April 5th, 2009 at 7:39 pm
Redbird’s you are the everything cover is AWESOME. I loved it since I first heard it some time ago.
April 8th, 2009 at 4:29 pm
[...] coverage was REM, the Athens, Georgia outfit who have been performing for nearly three decades now. The post features ten covers of REM songs plus three tracks covered by REM. You should definitely check out [...]
April 11th, 2009 at 8:58 am
BH,
Have a closer listen to the pre-Green era R.E.M. Michael Stipe was less melodramatic, and the songs were a lot more interesting. (IMO, of course!) I’m always surprised that Automatic for the People is rated so highly. That was the beginning of the end for me. There are a couple of great songs on it, but from beginning to end, I’d rather listen to Murmur, Life’s Rich Pageant, or Document.

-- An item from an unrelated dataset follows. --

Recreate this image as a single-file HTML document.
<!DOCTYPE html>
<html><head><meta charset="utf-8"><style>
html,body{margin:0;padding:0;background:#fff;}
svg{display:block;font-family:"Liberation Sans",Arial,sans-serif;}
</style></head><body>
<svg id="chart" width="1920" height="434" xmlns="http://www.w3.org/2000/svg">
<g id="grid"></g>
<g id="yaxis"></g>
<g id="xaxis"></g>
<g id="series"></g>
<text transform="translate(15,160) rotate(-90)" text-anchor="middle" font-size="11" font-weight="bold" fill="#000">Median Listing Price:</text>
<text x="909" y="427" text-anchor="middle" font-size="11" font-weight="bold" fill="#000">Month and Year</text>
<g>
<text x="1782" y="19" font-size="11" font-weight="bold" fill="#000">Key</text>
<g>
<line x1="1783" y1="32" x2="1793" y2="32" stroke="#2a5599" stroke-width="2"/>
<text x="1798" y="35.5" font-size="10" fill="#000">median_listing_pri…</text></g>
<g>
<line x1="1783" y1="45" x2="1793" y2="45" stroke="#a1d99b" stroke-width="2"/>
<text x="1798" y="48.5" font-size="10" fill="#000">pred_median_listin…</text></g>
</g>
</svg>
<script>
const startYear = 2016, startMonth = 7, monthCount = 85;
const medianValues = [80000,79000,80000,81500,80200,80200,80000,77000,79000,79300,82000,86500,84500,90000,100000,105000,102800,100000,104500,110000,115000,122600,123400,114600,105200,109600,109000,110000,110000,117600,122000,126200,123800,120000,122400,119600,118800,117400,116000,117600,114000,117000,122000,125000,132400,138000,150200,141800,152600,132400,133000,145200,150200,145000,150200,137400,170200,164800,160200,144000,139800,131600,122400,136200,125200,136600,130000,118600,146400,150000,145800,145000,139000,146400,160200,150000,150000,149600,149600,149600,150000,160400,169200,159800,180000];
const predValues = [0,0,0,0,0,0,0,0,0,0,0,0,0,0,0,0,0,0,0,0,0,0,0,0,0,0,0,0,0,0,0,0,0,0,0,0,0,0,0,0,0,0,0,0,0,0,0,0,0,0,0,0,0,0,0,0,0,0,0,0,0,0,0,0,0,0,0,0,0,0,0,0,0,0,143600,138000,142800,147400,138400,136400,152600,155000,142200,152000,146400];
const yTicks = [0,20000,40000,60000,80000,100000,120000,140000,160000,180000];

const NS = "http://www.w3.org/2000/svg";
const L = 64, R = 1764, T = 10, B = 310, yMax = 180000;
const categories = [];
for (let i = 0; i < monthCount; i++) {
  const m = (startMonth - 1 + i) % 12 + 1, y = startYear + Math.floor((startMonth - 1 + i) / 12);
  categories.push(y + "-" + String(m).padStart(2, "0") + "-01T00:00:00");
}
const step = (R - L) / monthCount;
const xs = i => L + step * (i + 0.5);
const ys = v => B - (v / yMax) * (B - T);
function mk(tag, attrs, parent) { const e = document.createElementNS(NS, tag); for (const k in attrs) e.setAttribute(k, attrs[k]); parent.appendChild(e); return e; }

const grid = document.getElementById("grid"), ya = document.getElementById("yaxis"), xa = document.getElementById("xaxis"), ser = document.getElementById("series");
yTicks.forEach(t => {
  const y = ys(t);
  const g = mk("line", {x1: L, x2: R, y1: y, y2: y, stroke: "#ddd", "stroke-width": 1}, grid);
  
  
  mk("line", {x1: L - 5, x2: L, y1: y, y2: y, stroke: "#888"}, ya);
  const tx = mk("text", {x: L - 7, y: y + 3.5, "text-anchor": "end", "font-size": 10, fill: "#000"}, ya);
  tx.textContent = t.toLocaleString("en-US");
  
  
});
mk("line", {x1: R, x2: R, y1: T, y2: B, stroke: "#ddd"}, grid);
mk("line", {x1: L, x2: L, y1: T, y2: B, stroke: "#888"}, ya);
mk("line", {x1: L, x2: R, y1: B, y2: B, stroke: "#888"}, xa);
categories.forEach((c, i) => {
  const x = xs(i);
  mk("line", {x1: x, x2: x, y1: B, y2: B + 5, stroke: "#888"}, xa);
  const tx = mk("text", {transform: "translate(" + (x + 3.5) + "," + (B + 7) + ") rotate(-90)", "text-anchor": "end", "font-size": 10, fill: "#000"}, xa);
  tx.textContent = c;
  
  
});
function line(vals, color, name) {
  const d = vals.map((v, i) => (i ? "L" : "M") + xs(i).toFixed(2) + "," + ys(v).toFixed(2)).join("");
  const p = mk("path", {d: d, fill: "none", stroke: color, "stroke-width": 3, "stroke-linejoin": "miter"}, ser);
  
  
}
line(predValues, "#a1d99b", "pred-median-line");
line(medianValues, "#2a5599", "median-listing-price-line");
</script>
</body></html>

One correction: Ferraby Lionheart’s version of “Man on the Moon” is not from Drive XV. The Shout Out Louds do the honors on that album.
April 11th, 2009 at 9:19 am
FiL, I think we’re dealing with a debatable technicality here. Ferraby Lionheart’s “Man on the Moon” is listed on the Stereogum track listing for Drive XV (along with many other great extras) as part of the “Bonus Tracks” for Drive XV. Although it is true that these tracks were not included in the original stream-set for that album, in my mind, as with rereleases of CDs, bonus tracks which come from the same exact media distribution as the “other” tracks ARE part of an album. That, plus the fact that Mike Mills comments on those tracks, as he does with the NON bonus tracks, validates their inclusion as “part” of the album.
April 11th, 2009 at 9:28 am
Thanks for the info, BH. Somehow I missed all those bonus tracks back when I originally downloaded Drive XV.
April 11th, 2009 at 9:33 am
Glad I could help, then, and enjoy — in my mind, those bonus tracks are among the better tracks on the album!
May 21st, 2009 at 7:57 am
Over the Rhine does a lovely version of The One I Love - think it is on their MySpace page.